There is a "killer" optimization possible yet.
If you make the program to print what prime candidate is sieving, you will find it spends a lot of time in sieving the small primes as 3,5,7 because of the high number of bits to set.
As the bit pattern is periodical for a few primes sieved, you can sieve for those small integers in a multiple of the period that fills compeletely a number of integers, then memcopy that small part to the rest of the array.
Another optimization I have found is to separate the count from the sieve.
This way you have to sieve only up to sqr(n). The primes above it do not have multiples in the table (remember we start sieving at p*p), so no check is needed, the separate count finds them.
The count can be very fast if you use a bit counting trick as the one I posted at The Code Post.
EDITED:
I have a source ...and it's fast
Code:
'n-sieve-bits in FreeBASIC by Antoni Gual
#include "crt.bi"
option explicit
option escape
dim shared p as uinteger ptr, m as integer
#define subset 3*5*7*11
#define precount 5
#define lastpre 11
#define firstsieve 13
'
'-----------------------------------------------
sub mymemcopy
dim as uinteger ptr p1,p2
dim as integer i,j
p1=p+subset
for i=subset to m\64+1-subset step subset
p2=p1-subset
for j=1 to subset
*p1=*p2
p1+=1
p2+=1
next
next
p2=p1-subset
while p1<m\64+1
*p1=*p2
p1+=1
p2+=1
wend
end sub
'
'----------------------------------------------------
sub presieve
'sieve a small part of the sieve for 3,5,7,11, marking
'p*1 as composites
dim as integer i,nn,cs
i=3
for nn=i to subset*64 step 2*i
p[nn\64] or= 1u shl((nn and 63)\2)
next
i=5
cs=2
while i<=lastpre
for nn=i to (subset*64) step 2*i
p[nn\64] or= 1u shl((nn and 63)\2)
next
i=i+cs
cs=6-cs
wend
end sub
'
'---------------------------------------------------
sub dosieve
'does not sieve even nrs or multiples of 3
'starts at 11, previous sieving has been made by preload and mymemcopy
'starts checking multiples at p*p
'stops trying at sqrt(maxprime), as p*p multiples of bigger
' candidates would fall past the end of the sieve.

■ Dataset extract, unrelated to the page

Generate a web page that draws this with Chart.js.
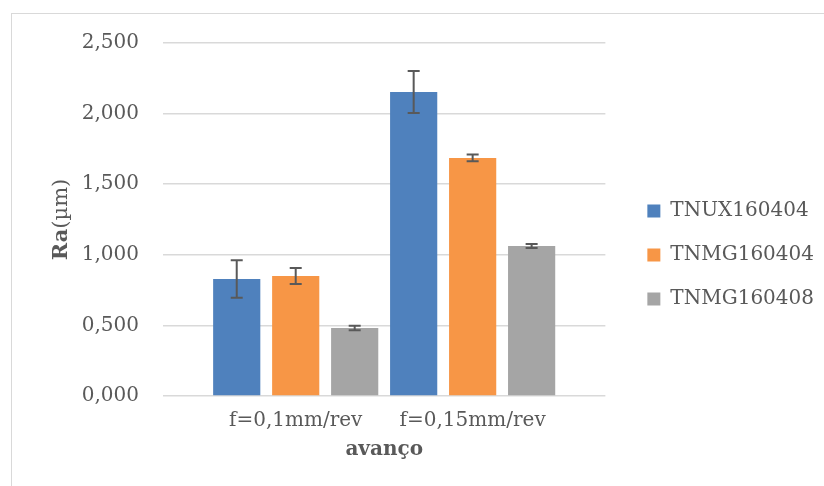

dim as integer sm,i,nn,cs,ccs,ccs1
sm=int(sqr(m))
i=firstsieve
cs=iif((i mod 3)=2,2,4)
'sieve
do
if (p[i\64] and (1u shl((i and 63)\2)))=0u then
nn=i*i
ccs=I* iif ((I mod 3)=2,2,4)
ccs1=6*I
do
p[nn\64] or= 1u shl((nn and 63)\2)
nn+=ccs
ccs=ccs1-ccs
loop until nn>m
end if
i+=cs
cs=6-cs
loop until i>sm
end sub
'
'------------------------------------------------------
sub docount
'count unset bytes
'
dim as integer cnt,cnt1,i,i1,i2,n=1000
dim as unsigned integer u,uc
cnt=precount
i=0
do
'count unset bytes by 4 bytes groups
do
u=p[i]
'
'bit count snippet (See it at the Code post)
uc= u-((u shr 1) and &o33333333333)-((u shr 2) and &o11111111111)
cnt+=32-( ((uc+(uc shr 3)) and &o30707070707) mod 63 )
i+=1
loop until cnt>=n
'if count too high, count down single unset bytes in the last
'sieve 4 bytes group counted
if cnt>n then
cnt1=cnt
i2=32
do
i2-=1
if (u and (1u shl i2))=0 then cnt1-=1
loop until cnt1=n
printf("the %7dth prime is %9d\n",cnt1,i*64-(31-i2)*2-1)
else
printf("the %7dth prime is %9d\n", cnt, i*64+1)
endif
n*=10
loop until n>1000000
end sub
'
'-------------------------------------------------------
dim as integer m1
m=16e6
m1=(m\64+1) *sizeof(uinteger)
p =callocate(m1)
presieve
mymemcopy
dosieve
docount
deallocate p